Il a donné des exemples d’annulation, se rappelant avoir souvent vu à Buenos Aires des femmes se marier parce qu’elles étaient enceintes. « Nous les appelions “les mariages express”. Ils avaient pour but de sauver les apparences. Puis les bébés naissaient et certains mariages fonctionnaient, mais il n’y avait pas de liberté. D’autres mariages tournaient peu à peu au vinaigre et les époux se séparaient en disant : “J’ai été obligé de me marier pour cacher la situation.” »
Il a résumé ainsi : « “Le divorce catholique” n’existe pas.

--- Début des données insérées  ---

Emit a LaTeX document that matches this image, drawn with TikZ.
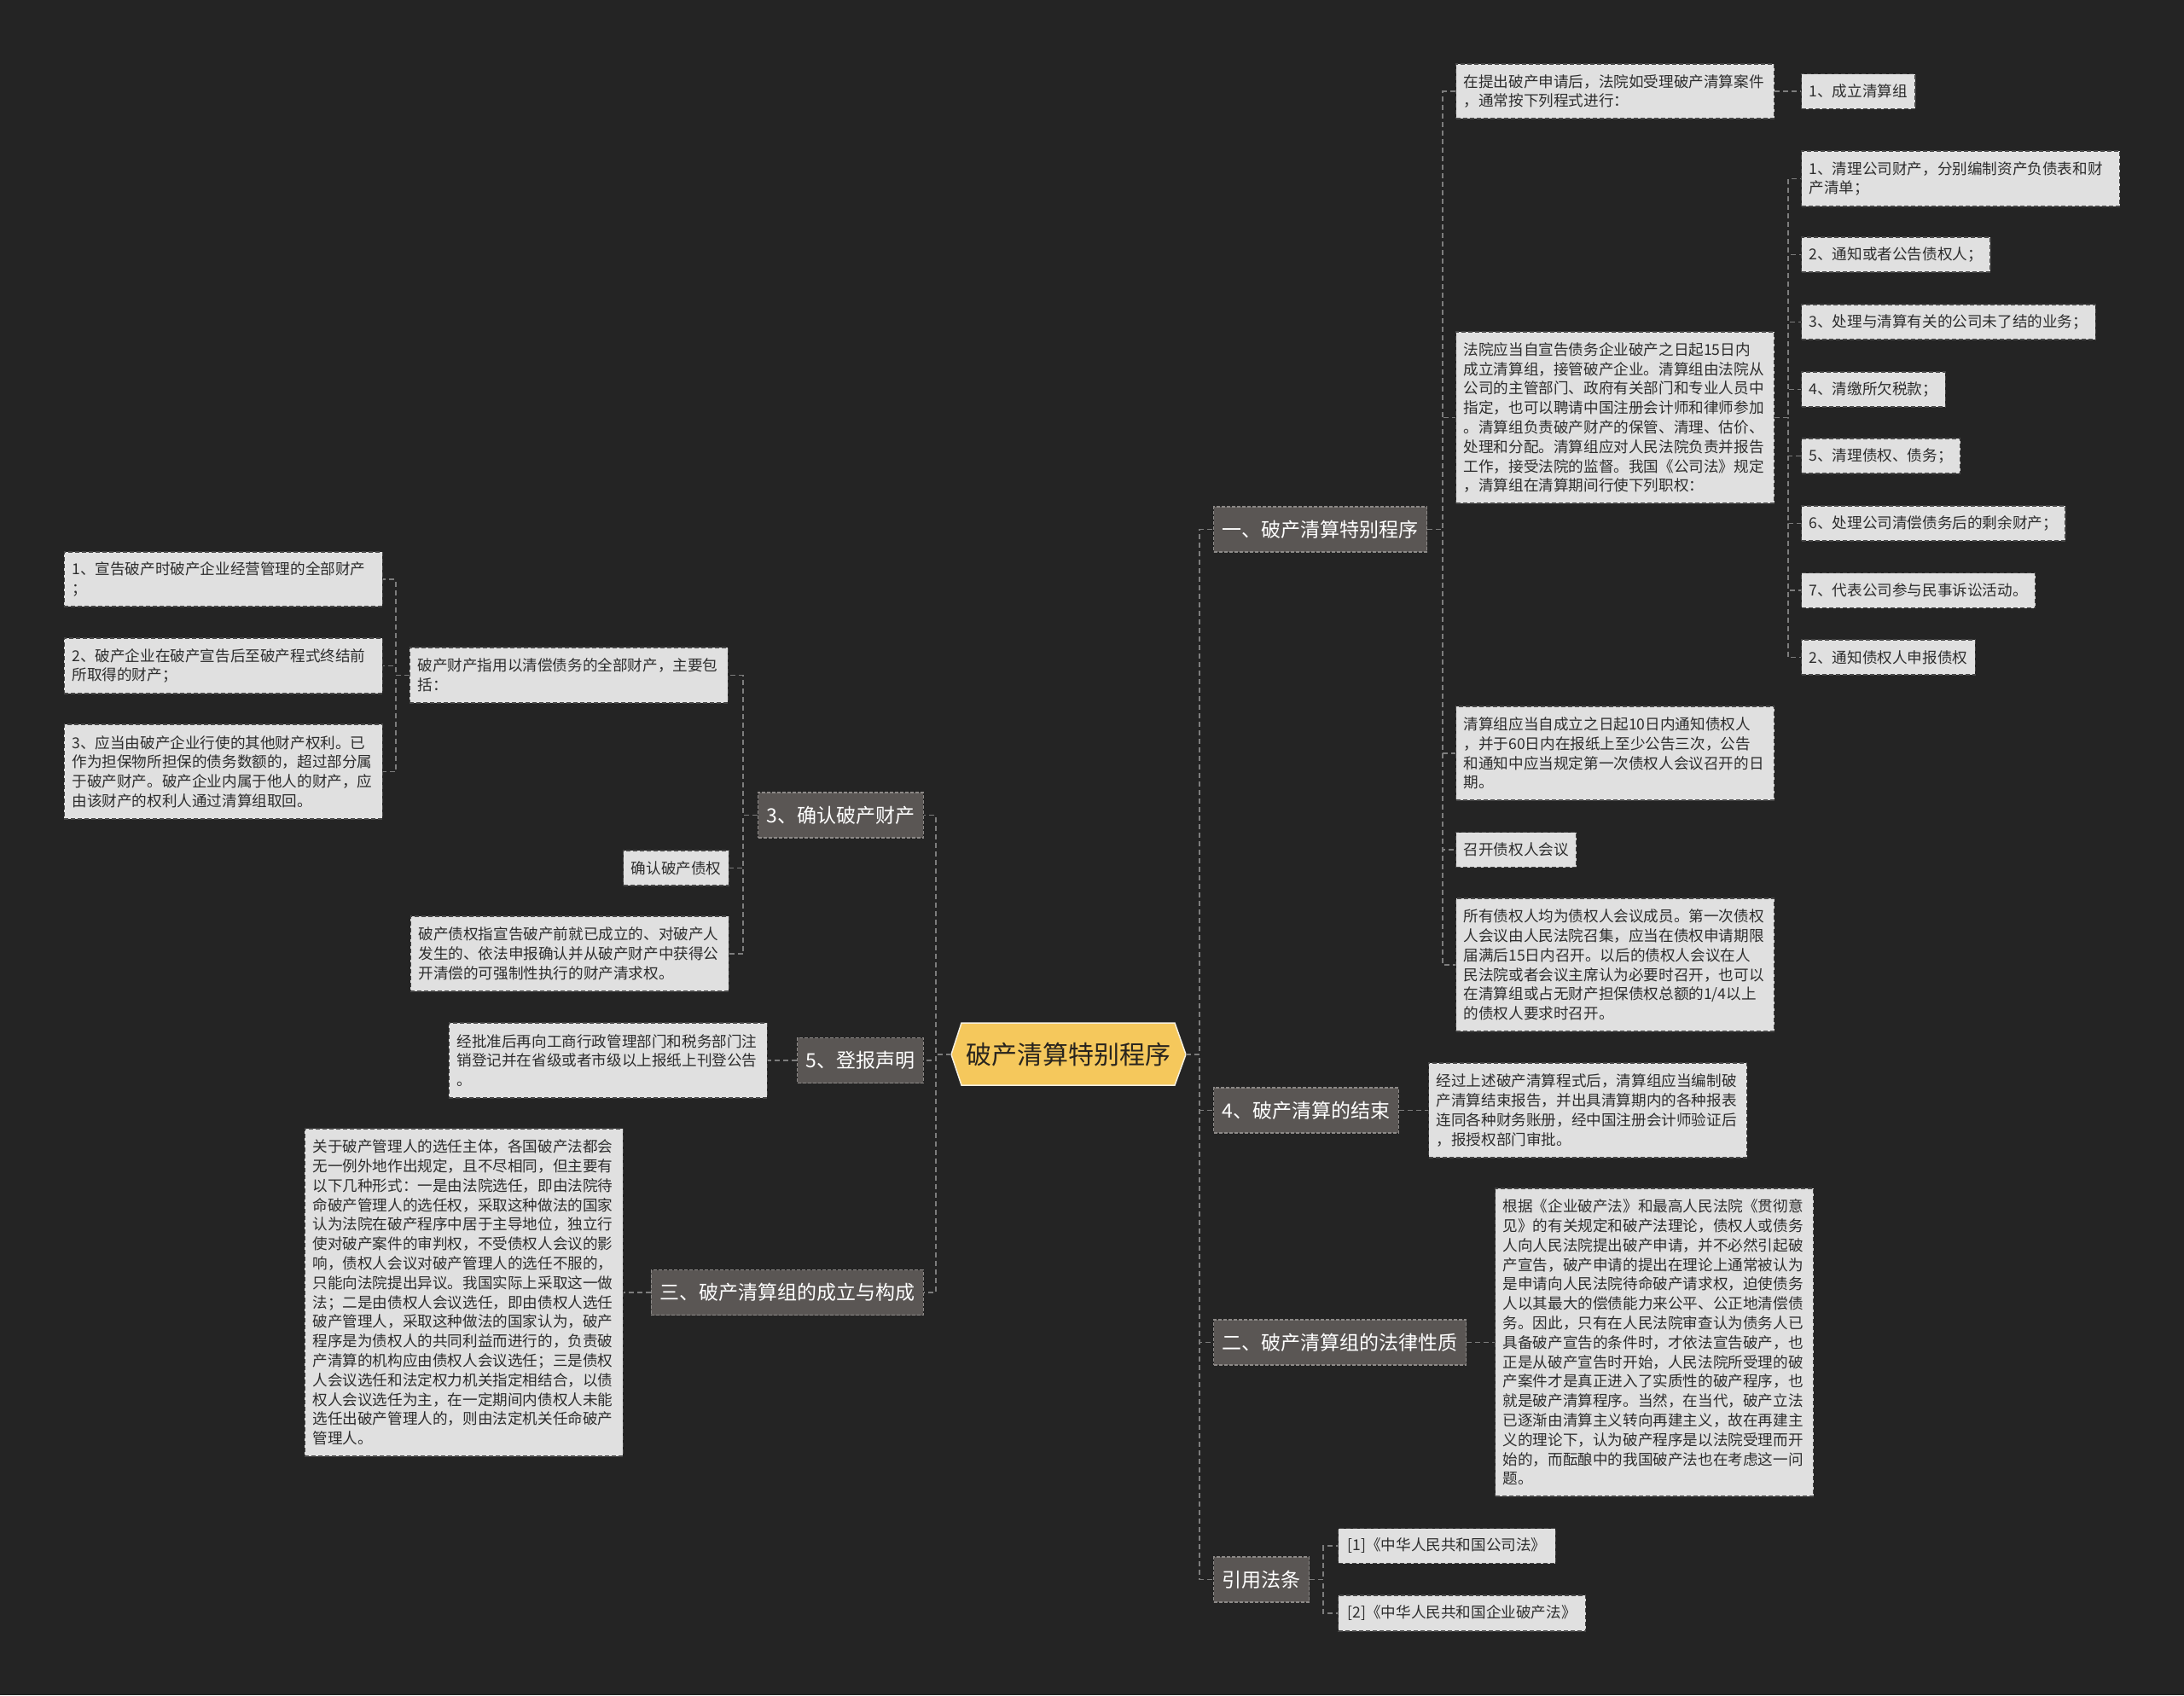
\documentclass[tikz,border=0pt]{standalone}
\usepackage{fontspec}
\setmainfont{Noto Sans CJK SC}
\definecolor{bg}{RGB}{36,36,36}
\definecolor{linegray}{RGB}{125,125,125}
\definecolor{branchfill}{RGB}{90,86,84}
\definecolor{branchborder}{RGB}{140,137,135}
\definecolor{leaffill}{RGB}{224,224,224}
\definecolor{leafborder}{RGB}{70,70,70}
\definecolor{leaftext}{RGB}{45,45,45}
\definecolor{rootfill}{RGB}{245,200,92}
\definecolor{rootborder}{RGB}{245,240,225}
\tikzset{
 conn/.style={draw=linegray, line width=1.6pt, dash pattern=on 6pt off 4pt},
 branchbox/.style={fill=branchfill, draw=branchborder, dash pattern=on 4pt off 2pt, line width=1.2pt, text=white, font=\fontsize{23}{28}\selectfont, inner xsep=10pt, inner ysep=0pt, minimum height=53pt},
 leafbox/.style={fill=leaffill, draw=leafborder, dash pattern=on 5pt off 3pt, line width=1.2pt, text=leaftext, font=\fontsize{17.6}{22.8}\selectfont, inner xsep=9pt, inner ysep=3pt, minimum height=41pt, align=left},
 wide/.style={text width=355pt},
 rootbox/.style={draw=none, text={rgb,255:red,40;green,36;blue,30}, font=\fontsize{30}{36}\selectfont, minimum width=275pt, minimum height=73pt, inner sep=0pt},
}
\begin{document}
\begin{tikzpicture}[x=1pt,y=-1pt]
\useasboundingbox (0,0) rectangle (2560,1987);
\fill[bg] (0,0) rectangle (2560,1987);

% root
\fill[rootfill, draw=rootborder, line width=1.5pt] (1115,1236) -- (1127,1199) -- (1377,1199) -- (1390,1236) -- (1377,1272) -- (1127,1272) -- cycle;
\node[rootbox] (root) at (1252.5,1236) {破产清算特别程序};

% right branches
\node[branchbox, anchor=west] (b1) at (1422,620.5) {一、破产清算特别程序};
\node[branchbox, anchor=west] (b2) at (1422,1301.5) {4、破产清算的结束};
\node[branchbox, anchor=west] (b3) at (1422,1573.5) {二、破产清算组的法律性质};
\node[branchbox, anchor=west] (b4) at (1422,1851.5) {引用法条};
% left branches
\node[branchbox, anchor=east] (b5) at (1083,955.5) {3、确认破产财产};
\node[branchbox, anchor=east] (b6) at (1083,1243) {5、登报声明};
\node[branchbox, anchor=east] (b7) at (1083,1515) {三、破产清算组的成立与构成};

% branch 1 children
\node[leafbox, wide, anchor=west, minimum height=64pt] (r1) at (1706,107) {在提出破产申请后，法院如受理破产清算案件\\，通常按下列程式进行：};
\node[leafbox, anchor=west] (r1a) at (2111,107) {1、成立清算组};
\node[leafbox, wide, anchor=west, minimum height=201pt] (r2) at (1706,489.5) {法院应当自宣告债务企业破产之日起15日内\\成立清算组，接管破产企业。清算组由法院从\\公司的主管部门、政府有关部门和专业人员中\\指定，也可以聘请中国注册会计师和律师参加\\。清算组负责破产财产的保管、清理、估价、\\处理和分配。清算组应对人民法院负责并报告\\工作，接受法院的监督。我国《公司法》规定\\，清算组在清算期间行使下列职权：};
\node[leafbox, wide, anchor=west, minimum height=65pt] (c1) at (2111,209.5) {1、清理公司财产，分别编制资产负债表和财\\产清单；};
\node[leafbox, anchor=west] (c2) at (2111,298.5) {2、通知或者公告债权人；};
\node[leafbox, anchor=west] (c3) at (2111,377.5) {3、处理与清算有关的公司未了结的业务；};
\node[leafbox, anchor=west] (c4) at (2111,456.5) {4、清缴所欠税款；};
\node[leafbox, anchor=west] (c5) at (2111,534.5) {5、清理债权、债务；};
\node[leafbox, anchor=west] (c6) at (2111,613.5) {6、处理公司清偿债务后的剩余财产；};
\node[leafbox, anchor=west] (c7) at (2111,692) {7、代表公司参与民事诉讼活动。};
\node[leafbox, anchor=west] (c8) at (2111,770.5) {2、通知债权人申报债权};
\node[leafbox, wide, anchor=west, minimum height=110pt] (r3) at (1706,883) {清算组应当自成立之日起10日内通知债权人\\，并于60日内在报纸上至少公告三次，公告\\和通知中应当规定第一次债权人会议召开的日\\期。};
\node[leafbox, anchor=west] (r4) at (1706,996) {召开债权人会议};
\node[leafbox, wide, anchor=west, minimum height=156pt] (r5) at (1706,1131) {所有债权人均为债权人会议成员。第一次债权\\人会议由人民法院召集，应当在债权申请期限\\届满后15日内召开。以后的债权人会议在人\\民法院或者会议主席认为必要时召开，也可以\\在清算组或占无财产担保债权总额的1/4以上\\的债权人要求时召开。};

% branch 4 child
\node[leafbox, wide, anchor=west, minimum height=111pt] (r6) at (1674,1301.5) {经过上述破产清算程式后，清算组应当编制破\\产清算结束报告，并出具清算期内的各种报表\\连同各种财务账册，经中国注册会计师验证后\\，报授权部门审批。};

% branch 二 child
\node[leafbox, wide, anchor=west, minimum height=361pt] (r7) at (1752,1573.5) {根据《企业破产法》和最高人民法院《贯彻意\\见》的有关规定和破产法理论，债权人或债务\\人向人民法院提出破产申请，并不必然引起破\\产宣告，破产申请的提出在理论上通常被认为\\是申请向人民法院待命破产请求权，迫使债务\\人以其最大的偿债能力来公平、公正地清偿债\\务。因此，只有在人民法院审查认为债务人已\\具备破产宣告的条件时，才依法宣告破产，也\\正是从破产宣告时开始，人民法院所受理的破\\产案件才是真正进入了实质性的破产程序，也\\就是破产清算程序。当然，在当代，破产立法\\已逐渐由清算主义转向再建主义，故在再建主\\义的理论下，认为破产程序是以法院受理而开\\始的，而酝酿中的我国破产法也在考虑这一问\\题。};

% citations
\node[leafbox, anchor=west, inner xsep=11pt] (r8) at (1568,1812) {[1]《中华人民共和国公司法》};
\node[leafbox, anchor=west, inner xsep=11pt, minimum height=42pt] (r9) at (1568,1891) {[2]《中华人民共和国企业破产法》};

% left: 3
\node[leafbox, wide, anchor=east, minimum height=65pt] (l1) at (854,791.5) {破产财产指用以清偿债务的全部财产，主要包\\括：};
\node[leafbox, wide, anchor=east, minimum height=64pt] (l1a) at (449,679) {1、宣告破产时破产企业经营管理的全部财产\\；};
\node[leafbox, wide, anchor=east, minimum height=65pt] (l1b) at (449,780.5) {2、破产企业在破产宣告后至破产程式终结前\\所取得的财产；};
\node[leafbox, wide, anchor=east, minimum height=111pt] (l1c) at (449,904.5) {3、应当由破产企业行使的其他财产权利。已\\作为担保物所担保的债务数额的，超过部分属\\于破产财产。破产企业内属于他人的财产，应\\由该财产的权利人通过清算组取回。};
\node[leafbox, anchor=east] (l2) at (855,1017.5) {确认破产债权};
\node[leafbox, wide, anchor=east, minimum height=88pt] (l3) at (855,1118) {破产债权指宣告破产前就已成立的、对破产人\\发生的、依法申报确认并从破产财产中获得公\\开清偿的可强制性执行的财产清求权。};
% left: 5
\node[leafbox, wide, anchor=east, minimum height=88pt] (l4) at (900,1243) {经批准后再向工商行政管理部门和税务部门注\\销登记并在省级或者市级以上报纸上刊登公告\\。};
% left: 三
\node[leafbox, wide, anchor=east, minimum height=384pt] (l5) at (731,1515) {关于破产管理人的选任主体，各国破产法都会\\无一例外地作出规定，且不尽相同，但主要有\\以下几种形式：一是由法院选任，即由法院待\\命破产管理人的选任权，采取这种做法的国家\\认为法院在破产程序中居于主导地位，独立行\\使对破产案件的审判权，不受债权人会议的影\\响，债权人会议对破产管理人的选任不服的，\\只能向法院提出异议。我国实际上采取这一做\\法；二是由债权人会议选任，即由债权人选任\\破产管理人，采取这种做法的国家认为，破产\\程序是为债权人的共同利益而进行的，负责破\\产清算的机构应由债权人会议选任；三是债权\\人会议选任和法定权力机关指定相结合，以债\\权人会议选任为主，在一定期间内债权人未能\\选任出破产管理人的，则由法定机关任命破产\\管理人。};

% connectors: root to branches
\foreach \b in {b1,b2,b3,b4} \draw[conn] (root.east) -- ++(16,0) |- (\b.west);
\foreach \b in {b5,b6,b7} \draw[conn] (root.west) -- ++(-18,0) |- (\b.east);
% branch 1
\foreach \c in {r1,r2,r3,r4,r5} \draw[conn] (b1.east) -- ++(18,0) |- (\c.west);
\draw[conn] (r1.east) -- (r1a.west);
\foreach \c in {c1,c2,c3,c4,c5,c6,c7,c8} \draw[conn] (r2.east) -- ++(16,0) |- (\c.west);
\draw[conn] (b2.east) -- (r6.west);
\draw[conn] (b3.east) -- (r7.west);
\foreach \c in {r8,r9} \draw[conn] (b4.east) -- ++(16,0) |- (\c.west);
% left
\foreach \c in {l1,l2,l3} \draw[conn] (b5.west) -- ++(-17,0) |- (\c.east);
\foreach \c in {l1a,l1b,l1c} \draw[conn] (l1.west) -- ++(-16,0) |- (\c.east);
\draw[conn] (b6.west) -- (l4.east);
\draw[conn] (b7.west) -- (l5.east);
\end{tikzpicture}
\end{document}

La nullité est confirmée si l’union n’a jamais existé ; mais si elle a existé, elle est indissoluble. »
Donc où est-ce que cela nous mène ?
Cela nous mène à avoir un pape qui ne veut pas mépriser la doctrine, mais qui à bien l’intention d’accomplir sa mission de miséricorde et d’envoi pour que le plus de personnes possibles aillent se confesser. Père Raymond J. De Souza pense que le Saint Esprit ralentit le Pape.
Mais il est clair que le pape ne ralentira pas de lui-même. Une anecdote aux pages 12 et 13 de [la version en anglais de] son livre montre son intention de pêcher par excès de miséricorde.
Le pape François se rappelle d’un « grand confesseur » qui est un jour venu à lui et lui a dit : « parfois j’ai des doutes, et je me demande si je n’ai pas trop pardonné. » Quand cela lui arrive, il se présente devant le tabernacle et prie : « Mon Dieu, pardonne-moi si j’ai trop pardonné. Mais c’est toi qui m’a montré le mauvais exemple ! »
« C’est quelque chose que je n’oublierai jamais » a dit le pape.